As I don’t define myself by my job, I always hate it when people ask me what I ‘do’ and so found this all rather refreshing. I pondered the question during the following day and wondered what sort of answers the other people in the class would share. On arrival at the School at 6.30pm, I was warmly greeted and invited to help myself to a range delicious sandwiches and savouries, along with wine and soft drinks, before getting down to saying hello to a few people and discussing our pre-task.

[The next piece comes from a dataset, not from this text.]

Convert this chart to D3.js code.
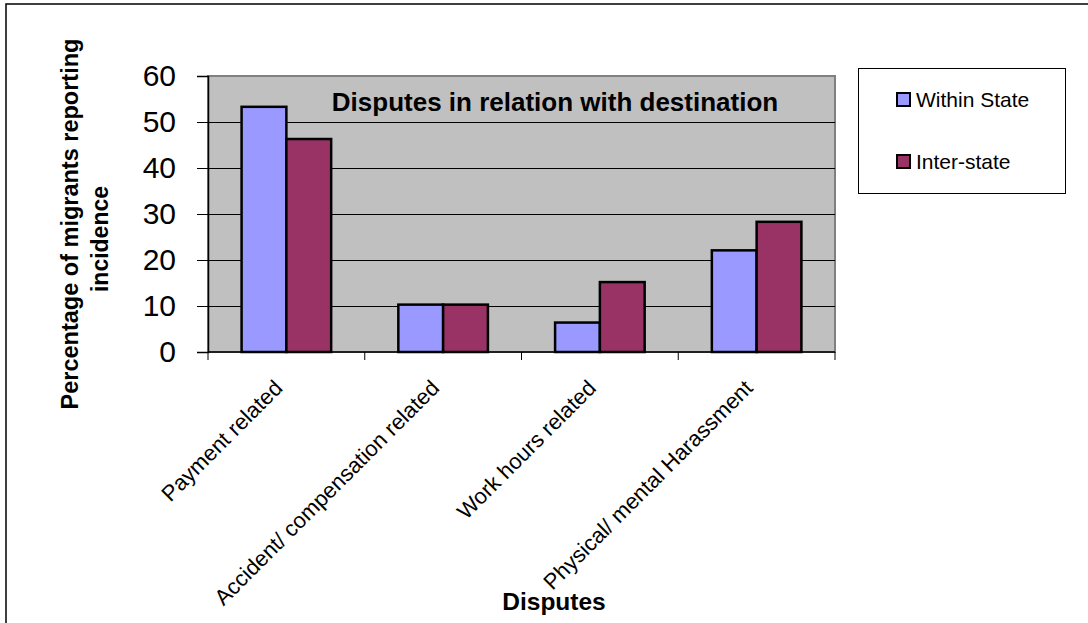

The room started to fill up and we were soon joined by Nick Southgate who was leading our class and is one of those instantly likable chaps who seems to remember people’s names effortlessly. Nick then took us all downstairs to the main room in The School of Life ready for the class to begin. Despite being a white-walled basement with office carpets and rows of chairs, this was no ordinary classroom as the walls are decorated with fantastic illustrations of living room furniture by artist Charlotte Mann. This instantly put me in a more relaxed and creative frame of mind, which can only be a good thing.
Nick’s style was great and so the class felt extremely useful right from the start as we were encouraged to chip in with ideas and experiences, but not to the point where we’d over-run. 9.30pm was the published end time and we were promised that would be adhered to, with further discussions in a local pub, if required. The presentation was lively, the individual tasks thought provoking, and the small group discussions proved to be extremely helpful. There is no doubt that these are extremely well-run sessions. They even managed to find time to fit in a break for more drinks and a slice of cake.
At the end of the class, after a quick browse of the School’s intriguing bookshop I headed for home, wishing I wasn’t too tired to join some of the others in the pub. However, it didn’t end there as, a mere half an hour after the class ended, we were all sent an email with some homework consisting of lists of books, movies and websites which may be of use when exploring the subject further. And all this for £30! Money well spent, I assure you.
If you live in or near London, I’d recommend you check out the classes at The School of Life as they are a fun and useful way to spend an evening. For those of you who can’t get to London during the week, why not give their weekend offerings a look? I think that more cities should have spaces like this. It was like a breath of fresh air.